Antitrust's Greatest Hits
Reason, Nov, 2001 by David B. Kopel, Joseph Bast
Even if Microsoft achieves a high share in the server operating system market, it is likely to have little market power, because barriers to entry are low. Server software, including the operating system, carries out a limited range of functions. The software provides only the simplest user interface, which is the source of much of the complexity in full operating systems.
And what if Microsoft were the only browser company in the world? Could it then introduce a browser with Microsoft-only features and force the rest of the world to buy Microsoft server software, by making IE incompatible with every other company's Web server? An allegation to this effect was made in the spring of 2000 by thc Department of Justice, although the court never heard evidence on the subject. According to the allegation, Internet Explorer included proprietary extensions of Kereboros (a security program that prevents hackers from entering a Web site) that work best with the Microsoft Web server.

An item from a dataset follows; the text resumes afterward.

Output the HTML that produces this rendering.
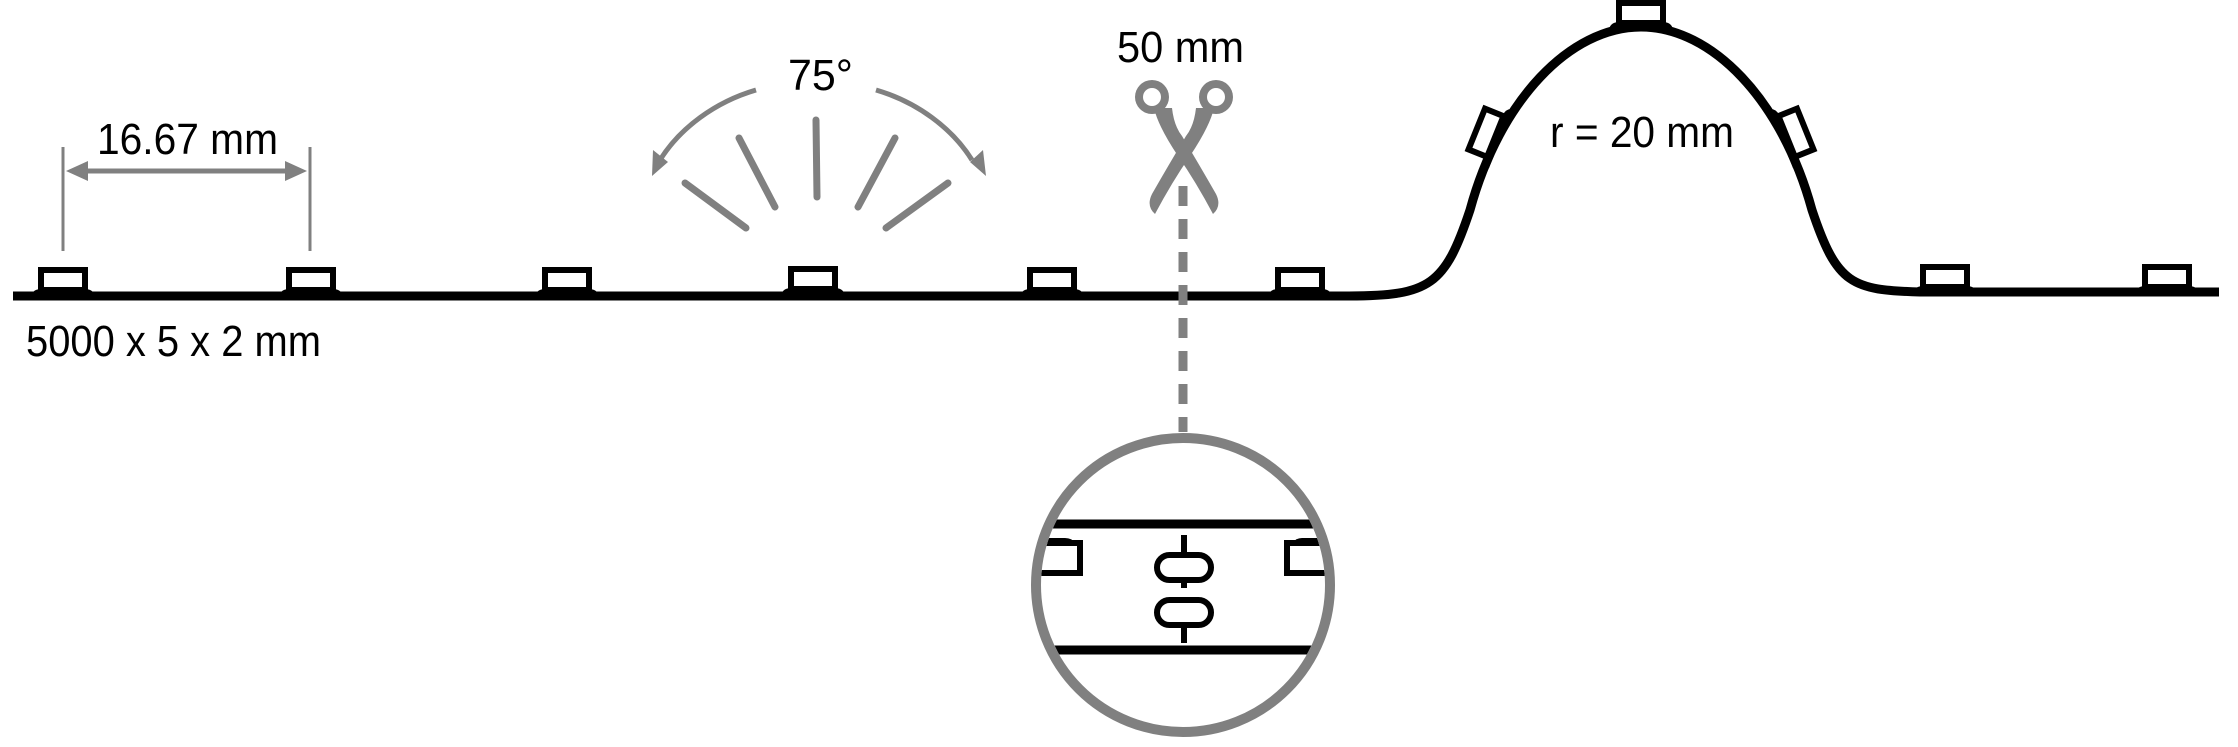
<!DOCTYPE html>
<html><head><meta charset="utf-8"><style>
html,body{margin:0;padding:0;background:#fff;}
svg{display:block;}
text{font-family:"Liberation Sans",sans-serif;fill:#000;}
</style></head><body>
<svg width="2238" height="747" viewBox="0 0 2238 747" xmlns="http://www.w3.org/2000/svg">
<defs>
<g id="led">
<rect x="-22" y="-24" width="44" height="20" fill="#fff" stroke="#000" stroke-width="6"/>
<path d="M-32 2 Q-30 -5 -22 -5 L22 -5 Q30 -5 32 2 Z" fill="#000"/>
</g>
<clipPath id="cc"><circle cx="1183" cy="585" r="142"/></clipPath>
</defs>

<!-- strip -->
<path d="M13 296 L1349 296 C1430 296 1445 285 1470 210 C1500 100 1570 27 1641 27 C1712 27 1782 100 1812 210 C1837 285 1852 290 1920 292 L2219 292" fill="none" stroke="#000" stroke-width="9"/>
<use href="#led" transform="translate(63,294)"/>
<use href="#led" transform="translate(311,294)"/>
<use href="#led" transform="translate(567,294)"/>
<use href="#led" transform="translate(813,293)"/>
<use href="#led" transform="translate(1052,294)"/>
<use href="#led" transform="translate(1300,294)"/>
<use href="#led" transform="translate(1945,291)"/>
<use href="#led" transform="translate(2167,291)"/>
<use href="#led" transform="translate(1641,27)"/>
<use href="#led" transform="translate(1499,138) rotate(-68)"/>
<use href="#led" transform="translate(1783,138) rotate(68)"/>

<!-- texts -->
<text x="26" y="356" font-size="44" textLength="295" lengthAdjust="spacingAndGlyphs">5000 x 5 x 2 mm</text>
<text x="97" y="154" font-size="44" textLength="181" lengthAdjust="spacingAndGlyphs">16.67 mm</text>
<text x="788" y="90" font-size="44" textLength="65" lengthAdjust="spacingAndGlyphs">75°</text>
<text x="1117" y="62" font-size="44" textLength="127" lengthAdjust="spacingAndGlyphs">50 mm</text>
<text x="1550" y="147" font-size="44" textLength="184" lengthAdjust="spacingAndGlyphs">r = 20 mm</text>

<!-- dimension -->
<g stroke="#808080" fill="none">
<line x1="63" y1="147" x2="63" y2="251" stroke-width="3"/>
<line x1="310" y1="147" x2="310" y2="251" stroke-width="3"/>
<line x1="80" y1="171" x2="293" y2="171" stroke-width="5"/>
</g>
<path d="M66 171 L88 161 L88 181 Z M307 171 L285 161 L285 181 Z" fill="#808080"/>

<!-- fan -->
<g stroke="#808080" stroke-width="7" stroke-linecap="round" fill="none">
<line x1="816" y1="120" x2="817" y2="197"/>
<line x1="739" y1="138" x2="775" y2="207"/>
<line x1="685" y1="183" x2="746" y2="228"/>
<line x1="895" y1="138" x2="858" y2="207"/>
<line x1="948" y1="183" x2="886" y2="228"/>
<path d="M756 90 C715 102 680 128 660 160" stroke-width="5" stroke-linecap="butt"/>
<path d="M876 90 C917 102 952 128 972 160" stroke-width="5" stroke-linecap="butt"/>
</g>
<path d="M652 176 L653 150 L668 162 Z M986 176 L970 162 L983 150 Z" fill="#808080"/>

<!-- scissors -->
<g fill="#808080">
<circle cx="1152" cy="97" r="17"/><circle cx="1216" cy="97" r="17"/>
<path d="M1154 108 L1172 108 Q1174 126 1182 136 Q1200 166 1216 194 Q1222 206 1213 214 Q1196 182 1178 156 Q1158 126 1154 108 Z"/>
<path d="M1214 108 L1196 108 Q1194 126 1186 136 Q1168 166 1152 194 Q1146 206 1155 214 Q1172 182 1190 156 Q1210 126 1214 108 Z"/>
</g>
<circle cx="1152" cy="97" r="9" fill="#fff"/><circle cx="1216" cy="97" r="9" fill="#fff"/>

<!-- dashed -->
<line x1="1183" y1="186" x2="1183" y2="432" stroke="#808080" stroke-width="9" stroke-dasharray="20 13"/>

<!-- detail circle -->
<g clip-path="url(#cc)">
<line x1="1030" y1="524" x2="1340" y2="524" stroke="#000" stroke-width="9"/>
<line x1="1030" y1="650" x2="1340" y2="650" stroke="#000" stroke-width="9"/>
<path d="M1040 543 L1080 543 L1080 573 L1040 573" fill="none" stroke="#000" stroke-width="6"/>
<path d="M1040 543 Q1045 538 1050 538 L1065 538 Q1072 538 1075 543" fill="#000"/>
<path d="M1330 543 L1287 543 L1287 573 L1330 573" fill="none" stroke="#000" stroke-width="6"/>
<path d="M1292 543 Q1296 538 1302 538 L1318 538 Q1325 538 1328 543" fill="#000"/>
</g>
<g stroke="#000" stroke-width="6" fill="none">
<line x1="1184" y1="535" x2="1184" y2="555"/>
<line x1="1184" y1="580" x2="1184" y2="588"/>
<line x1="1184" y1="625" x2="1184" y2="643"/>
<rect x="1157" y="555" width="54" height="25" rx="12.5"/>
<rect x="1157" y="600" width="54" height="25" rx="12.5"/>
</g>
<circle cx="1183" cy="585" r="147" fill="none" stroke="#808080" stroke-width="10"/>
</svg>
</body></html>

The first practical obstacle to such a strategy is that the users of Internet Explorer would be cut off from any Web site that did not fall in line with Microsoft's program. This would be a major competitive defect, to say the least. Older versions of Internet Explorer and any remaining copies of other browsers on the market would still be able to gain access to those sites. An immediate market would emerge for new browsers able to reach Web sites that did not adopt Microsoft's server software. Major Web sites, particularly portals, would give away such browsers to ensure their sites could be reached. AOL, as owner of Netscape, would be in a particularly good position if Microsoft altered Internet Explorer to make it incompatible with AOL and other Web sites. Microsoft's hold on the browser market could never be strong enough to let it extract significant value from the server side, despite Microsoft's important roles in providing both a browser and server software. Individual users would not have to play a major role in opposing Microsoft. A few key Web sites--valued in the stock market at tens of billions of dollars--could do it on their own.
Ignorant Elites
Because the Internet is still developing so rapidly, reporters and politicians are easy prey for manufactured panics. It would be much more difficult to create such a fright over a more familiar product, such as automobiles. Nobody would believe today that if General Motors opened its own chain of filling stations, GM would take over all American transportation. But on the Internet, folks who can't tell the male end of a dongle from a TCP stack are often suckers for silly claims about chokeholds.
Merely asserting that a company is a "monopolist" has allowed many of Microsoft's competitors to get a free ride from reporters and policymakers who ought to know better. For example, Jim Barksdale, then-CEO of Netscape, said this to Congress in 1998: "I was struck by the fact, in the response of Mr. Gates to the question about whether or not he was a monopoly, he talked about how short-lived the products were, and we all understand that. That doesn't negate whether or not it's a monopoly though. Even if it went away six months from now, it is a monopoly today." The hypocrisy of Barksdale's claim is astonishing--since Netscape's browser at its height held a larger market share than Microsoft ever had for Web browsers or for operating systems.